Omit every picture while repeating the entries exactly.

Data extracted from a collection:
— START —

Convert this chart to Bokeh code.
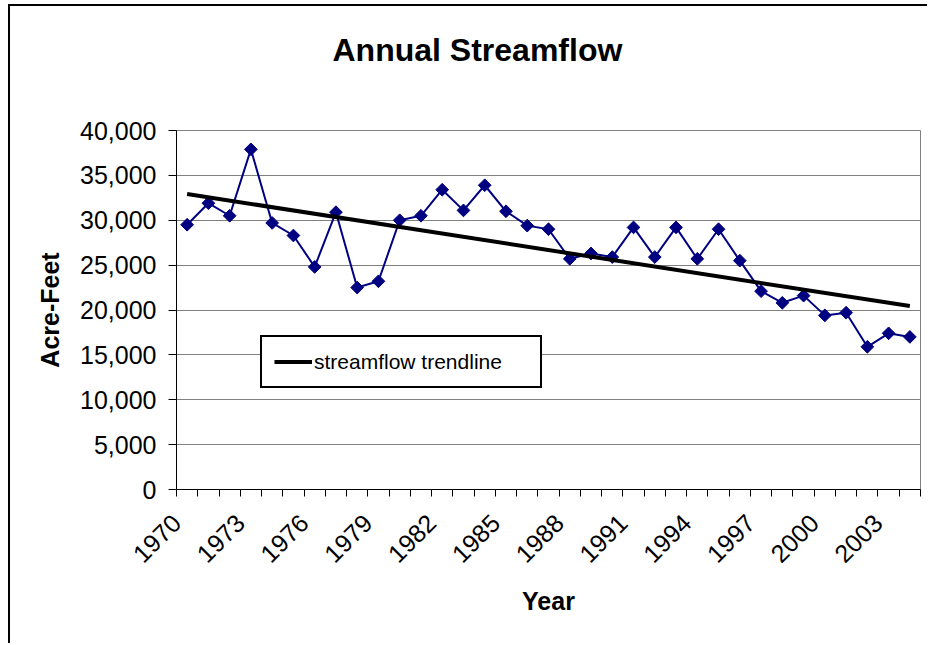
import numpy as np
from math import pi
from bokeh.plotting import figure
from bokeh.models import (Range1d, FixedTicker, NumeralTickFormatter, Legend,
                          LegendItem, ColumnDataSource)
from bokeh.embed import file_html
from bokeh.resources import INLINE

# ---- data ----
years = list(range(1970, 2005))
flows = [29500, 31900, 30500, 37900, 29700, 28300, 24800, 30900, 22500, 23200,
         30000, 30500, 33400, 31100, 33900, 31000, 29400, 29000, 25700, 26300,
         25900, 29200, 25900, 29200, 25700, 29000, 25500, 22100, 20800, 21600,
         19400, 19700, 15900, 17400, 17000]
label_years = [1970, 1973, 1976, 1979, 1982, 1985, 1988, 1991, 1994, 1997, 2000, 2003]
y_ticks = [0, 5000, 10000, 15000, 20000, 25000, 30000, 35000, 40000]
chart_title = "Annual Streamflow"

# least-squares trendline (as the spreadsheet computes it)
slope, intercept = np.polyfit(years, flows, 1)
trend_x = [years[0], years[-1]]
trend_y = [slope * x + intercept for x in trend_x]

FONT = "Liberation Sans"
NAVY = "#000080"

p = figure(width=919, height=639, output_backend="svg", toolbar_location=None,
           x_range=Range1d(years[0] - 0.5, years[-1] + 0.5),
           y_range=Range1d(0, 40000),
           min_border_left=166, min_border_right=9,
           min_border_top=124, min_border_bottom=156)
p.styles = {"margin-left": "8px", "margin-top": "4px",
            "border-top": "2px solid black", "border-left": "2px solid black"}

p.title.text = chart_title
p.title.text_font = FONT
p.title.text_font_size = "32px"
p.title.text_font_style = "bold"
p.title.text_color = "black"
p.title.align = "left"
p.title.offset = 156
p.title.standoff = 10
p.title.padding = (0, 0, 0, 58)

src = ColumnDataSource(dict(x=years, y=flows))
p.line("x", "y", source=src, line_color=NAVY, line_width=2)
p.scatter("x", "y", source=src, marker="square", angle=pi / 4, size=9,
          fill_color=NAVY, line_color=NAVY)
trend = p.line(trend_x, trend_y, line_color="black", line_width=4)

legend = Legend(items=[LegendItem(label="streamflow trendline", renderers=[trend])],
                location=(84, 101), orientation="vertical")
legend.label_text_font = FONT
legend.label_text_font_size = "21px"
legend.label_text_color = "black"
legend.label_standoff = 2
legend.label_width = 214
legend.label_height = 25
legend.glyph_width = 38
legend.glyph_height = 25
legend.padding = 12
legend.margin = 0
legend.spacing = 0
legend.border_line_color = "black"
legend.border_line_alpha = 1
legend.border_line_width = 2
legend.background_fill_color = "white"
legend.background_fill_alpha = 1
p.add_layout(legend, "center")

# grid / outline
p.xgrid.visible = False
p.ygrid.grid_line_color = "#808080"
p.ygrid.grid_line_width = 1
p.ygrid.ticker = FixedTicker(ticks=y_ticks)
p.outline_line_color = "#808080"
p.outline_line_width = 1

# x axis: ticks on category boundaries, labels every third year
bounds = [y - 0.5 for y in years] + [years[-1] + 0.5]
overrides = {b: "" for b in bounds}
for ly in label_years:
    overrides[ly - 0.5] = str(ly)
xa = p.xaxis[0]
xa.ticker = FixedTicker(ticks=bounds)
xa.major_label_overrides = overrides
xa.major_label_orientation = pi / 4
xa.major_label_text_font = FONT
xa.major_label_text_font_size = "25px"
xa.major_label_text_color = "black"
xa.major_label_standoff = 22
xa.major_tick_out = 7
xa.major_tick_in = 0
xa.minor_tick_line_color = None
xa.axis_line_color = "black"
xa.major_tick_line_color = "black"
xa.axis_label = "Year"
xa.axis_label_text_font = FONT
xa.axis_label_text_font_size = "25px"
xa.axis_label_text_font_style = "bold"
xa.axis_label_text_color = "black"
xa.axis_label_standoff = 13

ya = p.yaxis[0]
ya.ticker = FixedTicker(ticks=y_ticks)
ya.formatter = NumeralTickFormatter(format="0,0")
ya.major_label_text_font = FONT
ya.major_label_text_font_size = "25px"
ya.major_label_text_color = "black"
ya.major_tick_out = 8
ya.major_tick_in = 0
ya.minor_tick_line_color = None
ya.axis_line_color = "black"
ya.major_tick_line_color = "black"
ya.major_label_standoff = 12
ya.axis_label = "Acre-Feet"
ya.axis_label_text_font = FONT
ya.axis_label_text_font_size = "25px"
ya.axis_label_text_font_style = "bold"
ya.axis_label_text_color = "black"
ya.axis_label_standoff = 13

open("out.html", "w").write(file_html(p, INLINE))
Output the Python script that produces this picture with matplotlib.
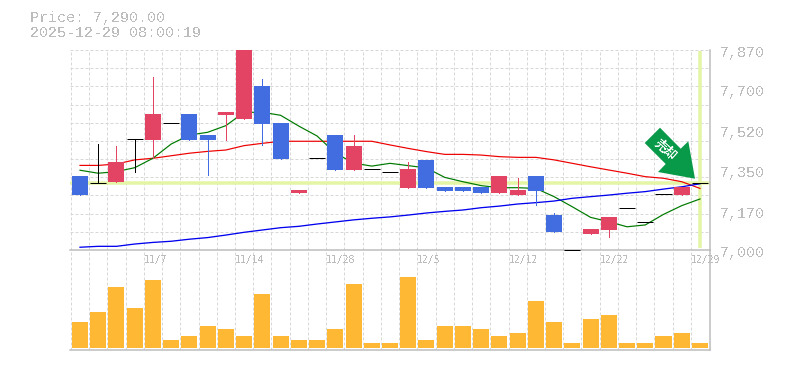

— END —

▸ Reply
Convert this chart to Bokeh code.
import numpy as np
from math import pi
from bokeh.plotting import figure
from bokeh.models import (Range1d, FixedTicker, NumeralTickFormatter, Legend,
                          LegendItem, ColumnDataSource)
from bokeh.embed import file_html
from bokeh.resources import INLINE

# ---- data ----
years = list(range(1970, 2005))
flows = [29500, 31900, 30500, 37900, 29700, 28300, 24800, 30900, 22500, 23200,
         30000, 30500, 33400, 31100, 33900, 31000, 29400, 29000, 25700, 26300,
         25900, 29200, 25900, 29200, 25700, 29000, 25500, 22100, 20800, 21600,
         19400, 19700, 15900, 17400, 17000]
label_years = [1970, 1973, 1976, 1979, 1982, 1985, 1988, 1991, 1994, 1997, 2000, 2003]
y_ticks = [0, 5000, 10000, 15000, 20000, 25000, 30000, 35000, 40000]
chart_title = "Annual Streamflow"

# least-squares trendline (as the spreadsheet computes it)
slope, intercept = np.polyfit(years, flows, 1)
trend_x = [years[0], years[-1]]
trend_y = [slope * x + intercept for x in trend_x]

FONT = "Liberation Sans"
NAVY = "#000080"

p = figure(width=919, height=639, output_backend="svg", toolbar_location=None,
           x_range=Range1d(years[0] - 0.5, years[-1] + 0.5),
           y_range=Range1d(0, 40000),
           min_border_left=166, min_border_right=9,
           min_border_top=124, min_border_bottom=156)
p.styles = {"margin-left": "8px", "margin-top": "4px",
            "border-top": "2px solid black", "border-left": "2px solid black"}

p.title.text = chart_title
p.title.text_font = FONT
p.title.text_font_size = "32px"
p.title.text_font_style = "bold"
p.title.text_color = "black"
p.title.align = "left"
p.title.offset = 156
p.title.standoff = 10
p.title.padding = (0, 0, 0, 58)

src = ColumnDataSource(dict(x=years, y=flows))
p.line("x", "y", source=src, line_color=NAVY, line_width=2)
p.scatter("x", "y", source=src, marker="square", angle=pi / 4, size=9,
          fill_color=NAVY, line_color=NAVY)
trend = p.line(trend_x, trend_y, line_color="black", line_width=4)

legend = Legend(items=[LegendItem(label="streamflow trendline", renderers=[trend])],
                location=(84, 101), orientation="vertical")
legend.label_text_font = FONT
legend.label_text_font_size = "21px"
legend.label_text_color = "black"
legend.label_standoff = 2
legend.label_width = 214
legend.label_height = 25
legend.glyph_width = 38
legend.glyph_height = 25
legend.padding = 12
legend.margin = 0
legend.spacing = 0
legend.border_line_color = "black"
legend.border_line_alpha = 1
legend.border_line_width = 2
legend.background_fill_color = "white"
legend.background_fill_alpha = 1
p.add_layout(legend, "center")

# grid / outline
p.xgrid.visible = False
p.ygrid.grid_line_color = "#808080"
p.ygrid.grid_line_width = 1
p.ygrid.ticker = FixedTicker(ticks=y_ticks)
p.outline_line_color = "#808080"
p.outline_line_width = 1

# x axis: ticks on category boundaries, labels every third year
bounds = [y - 0.5 for y in years] + [years[-1] + 0.5]
overrides = {b: "" for b in bounds}
for ly in label_years:
    overrides[ly - 0.5] = str(ly)
xa = p.xaxis[0]
xa.ticker = FixedTicker(ticks=bounds)
xa.major_label_overrides = overrides
xa.major_label_orientation = pi / 4
xa.major_label_text_font = FONT
xa.major_label_text_font_size = "25px"
xa.major_label_text_color = "black"
xa.major_label_standoff = 22
xa.major_tick_out = 7
xa.major_tick_in = 0
xa.minor_tick_line_color = None
xa.axis_line_color = "black"
xa.major_tick_line_color = "black"
xa.axis_label = "Year"
xa.axis_label_text_font = FONT
xa.axis_label_text_font_size = "25px"
xa.axis_label_text_font_style = "bold"
xa.axis_label_text_color = "black"
xa.axis_label_standoff = 13

ya = p.yaxis[0]
ya.ticker = FixedTicker(ticks=y_ticks)
ya.formatter = NumeralTickFormatter(format="0,0")
ya.major_label_text_font = FONT
ya.major_label_text_font_size = "25px"
ya.major_label_text_color = "black"
ya.major_tick_out = 8
ya.major_tick_in = 0
ya.minor_tick_line_color = None
ya.axis_line_color = "black"
ya.major_tick_line_color = "black"
ya.major_label_standoff = 12
ya.axis_label = "Acre-Feet"
ya.axis_label_text_font = FONT
ya.axis_label_text_font_size = "25px"
ya.axis_label_text_font_style = "bold"
ya.axis_label_text_color = "black"
ya.axis_label_standoff = 13

open("out.html", "w").write(file_html(p, INLINE))
Output the Python script that produces this picture with matplotlib.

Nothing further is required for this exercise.